Alternative Slide Ideas From A Green Presentation

I helped a marketing expert fine tune a presentation recently. The pitch sought to build on sustainability issues. Leaving aside the structural and strategic advice (for instance they’d developed 82 slides in total planning to show no more than 20 in any one sitting which I suggested may still be  too many), I also workshopped how to show figures with more memorability and greater punch.

We are taught how to show data series from an early age. Everyone knows the virtues of histograms and pie charts. Yet what is shamefully neglected is how to present figures with true impact. It’s a constant drain that the ways in which you best promote the key message unfortunately eludes most people.

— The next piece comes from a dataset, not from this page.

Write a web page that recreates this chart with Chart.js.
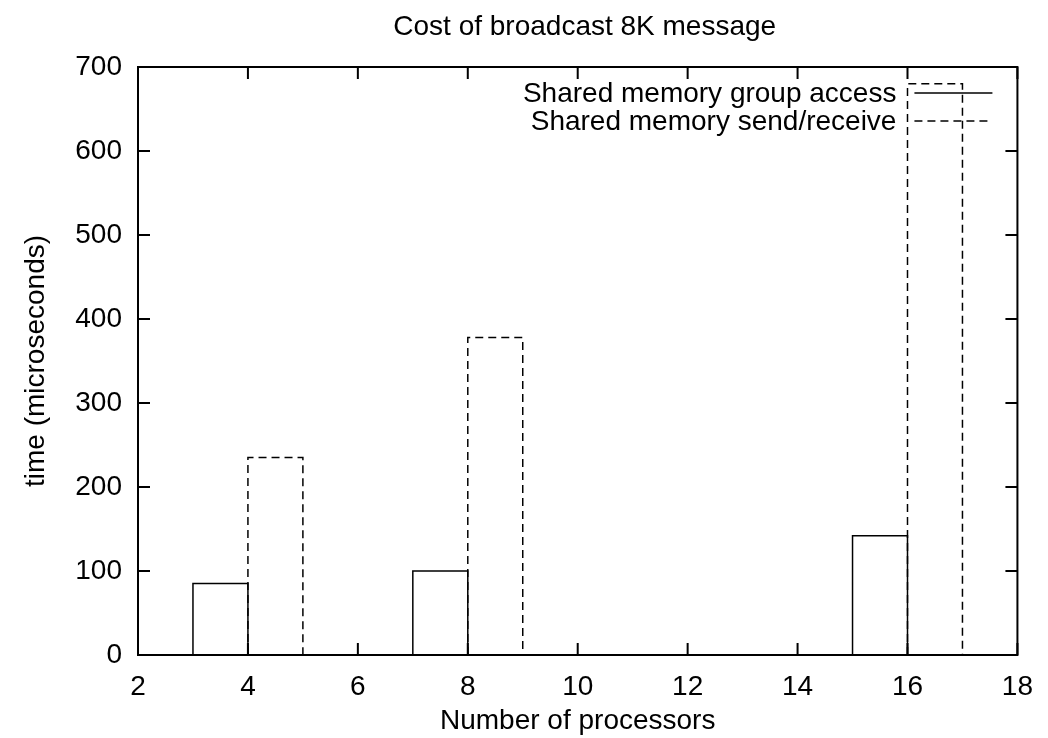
<!DOCTYPE html>
<html>
<head>
<meta charset="utf-8">
<script src="https://cdn.jsdelivr.net/npm/chart.js@4"></script>
<style>
  html, body { margin: 0; padding: 0; background: #fff; }
  #wrap { width: 1048px; height: 738px; position: relative; }
</style>
</head>
<body>
<div id="wrap"><canvas id="c"></canvas></div>
<script>
// Broadcast cost of an 8K message, by processor count
const processors = [4, 8, 16];
const groupAccess = [85, 100, 142];   // shared memory group access (µs)
const sendReceive = [235, 378, 680];  // shared memory send/receive (µs)
const xTickValues = [2, 4, 6, 8, 10, 12, 14, 16, 18];
const yTickValues = [0, 100, 200, 300, 400, 500, 600, 700];
const seriesNames = ['Shared memory group access', 'Shared memory send/receive'];
const chartTitle = 'Cost of broadcast 8K message';

const FONT = "'Liberation Sans', Arial, Helvetica, sans-serif";
const SIZE = 28;
const DASH = [8, 5];

// Outline of unit-wide boxes; group boxes sit left of the processor count,
// send/receive boxes sit to its right.
function boxes(offset, values) {
  const pts = [];
  processors.forEach((p, i) => {
    const l = p + offset, r = l + 1, v = values[i];
    pts.push({x: l, y: 0}, {x: l, y: v}, {x: r, y: v}, {x: r, y: 0}, {x: r, y: null});
  });
  return pts;
}

// Frame with inward ticks on all four sides
const framePlugin = {
  id: 'frame',
  afterDatasetsDraw(chart) {
    const {ctx, chartArea: a, scales: {x, y}} = chart;
    ctx.save();
    ctx.strokeStyle = '#000';
    ctx.lineWidth = 2;
    ctx.setLineDash([]);
    ctx.strokeRect(a.left, a.top, a.right - a.left, a.bottom - a.top);
    const len = 12;
    ctx.beginPath();
    xTickValues.forEach(v => {
      const px = x.getPixelForValue(v);
      ctx.moveTo(px, a.bottom); ctx.lineTo(px, a.bottom - len);
      ctx.moveTo(px, a.top); ctx.lineTo(px, a.top + len);
    });
    yTickValues.forEach(v => {
      const py = y.getPixelForValue(v);
      ctx.moveTo(a.left, py); ctx.lineTo(a.left + len, py);
      ctx.moveTo(a.right, py); ctx.lineTo(a.right - len, py);
    });
    ctx.stroke();
    ctx.restore();
  }
};

// Title above the plot frame
const headingPlugin = {
  id: 'heading',
  afterDraw(chart) {
    const {ctx, chartArea: a} = chart;
    ctx.save();
    ctx.font = SIZE + 'px ' + FONT;
    ctx.fillStyle = '#000';
    ctx.textAlign = 'center';
    ctx.textBaseline = 'alphabetic';
    ctx.fillText(chartTitle, (a.left + a.right) / 2 + 7, a.top - 32);
    ctx.restore();
  }
};

// Key in the top-right corner: label text, then a line sample
const keyPlugin = {
  id: 'key',
  afterDatasetsDraw(chart) {
    const {ctx, chartArea: a} = chart;
    ctx.save();
    ctx.font = SIZE + 'px ' + FONT;
    ctx.fillStyle = '#000';
    ctx.textAlign = 'right';
    ctx.textBaseline = 'middle';
    chart.data.datasets.forEach((ds, i) => {
      const yy = a.top + 26 + i * 28;
      ctx.fillText(ds.label, a.right - 121, yy + 1);
      ctx.beginPath();
      ctx.lineWidth = 1.5;
      ctx.strokeStyle = '#000';
      ctx.setLineDash(ds.borderDash || []);
      ctx.moveTo(a.right - 103, yy);
      ctx.lineTo(a.right - 25, yy);
      ctx.stroke();
    });
    ctx.restore();
  }
};

new Chart(document.getElementById('c'), {
  type: 'scatter',
  data: {
    datasets: [
      {
        label: seriesNames[0],
        data: boxes(-1, groupAccess),
        showLine: true,
        spanGaps: false,
        borderColor: '#000',
        borderWidth: 1.5,
        pointRadius: 0,
        pointHoverRadius: 0,
        fill: false
      },
      {
        label: seriesNames[1],
        data: boxes(0, sendReceive),
        showLine: true,
        spanGaps: false,
        borderColor: '#000',
        borderWidth: 1.5,
        borderDash: DASH,
        pointRadius: 0,
        pointHoverRadius: 0,
        fill: false
      }
    ]
  },
  options: {
    responsive: true,
    maintainAspectRatio: false,
    animation: false,
    layout: { padding: { left: 0, right: 30, top: 67, bottom: 0 } },
    plugins: {
      legend: { display: false },
      tooltip: { enabled: false },
      title: { display: false }
    },
    scales: {
      x: {
        type: 'linear',
        min: 2,
        max: 18,
        afterBuildTicks(scale) { scale.ticks = xTickValues.map(v => ({value: v})); },
        afterFit(scale) { scale.height = 83; },
        grid: { display: false, drawTicks: false },
        border: { display: false },
        ticks: {
          color: '#000',
          padding: 15,
          maxRotation: 0,
          autoSkip: false,
          font: { family: FONT, size: SIZE }
        },
        title: {
          display: true,
          text: 'Number of processors',
          color: '#000',
          font: { family: FONT, size: SIZE },
          padding: { top: 0, bottom: 0 }
        }
      },
      y: {
        type: 'linear',
        min: 0,
        max: 700,
        afterBuildTicks(scale) { scale.ticks = yTickValues.map(v => ({value: v})); },
        afterFit(scale) { scale.width = 138; },
        grid: { display: false, drawTicks: false },
        border: { display: false },
        ticks: {
          color: '#000',
          padding: 16,
          autoSkip: false,
          font: { family: FONT, size: SIZE }
        },
        title: {
          display: true,
          text: 'time (microseconds)',
          color: '#000',
          font: { family: FONT, size: SIZE },
          padding: { top: 19, bottom: 0 }
        }
      }
    }
  },
  plugins: [framePlugin, headingPlugin, keyPlugin]
});
</script>
</body>
</html>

I’ve abridged all the originals for ease of my time, so by way of example, here are lesser imitations of three original slides.

green-slide-original-one

green-graph-original-one

green-graph-original-two

The latter pair are I believe courtesy of the UN. I worked through how to improve these by bringing out the one central point that each was constructed for. I then removed all unwanted white noise and created a script that whilst maintaining the knowledge of the original, began to really bring out the main takeaway required. This work was scribbled on paper at the time, but I’ve had a very quick play on everyone’s favourite Powerpoint for rough ‘n ready examples so that ideas can be triggered by these approaches.

For further analysis I’ll demonstrate both the core message the presenter desired and explain my graphical direction. In the interests of being concise, I’ll spare you the full script and show the foundation for the next generation of these three slides.

salespodder-green-slide-one-400x266

The solar panel shows the virtues of having only a single pic, removing confusion of three. The figure represents the South African fact that only 1 of 445 buildings apparently have green energy, therefore for each one that does there’s opportunity in the further 444 buildings that don’t.

salespodder-green-slide-two-400x300

The biggest balloon top-right represents the fact that of all CEO’s, an amazing 72%, that’s practically three-quarters, feel the number one reason to embrace greenery is for “brand, trust & reputation”. That dwarfs the other reasons such as legislation and cost reduction, right down to investor/shareholder pressure bottom-left, at just 12%.

salespodder-green-slide-three

The expanding blocks show that on average over the past three years, CEO’s sustainable understanding has grown by around 25% for every single green driver. And at this rate is set to soar ever more.

Given more time, I already know I’d change these still further, but even without seeing them beyond sketch form, in context, fully-themed or animated, at least this should be enough to give anyone wanting to add sparkle to a presentation further ideas for extracting a core message.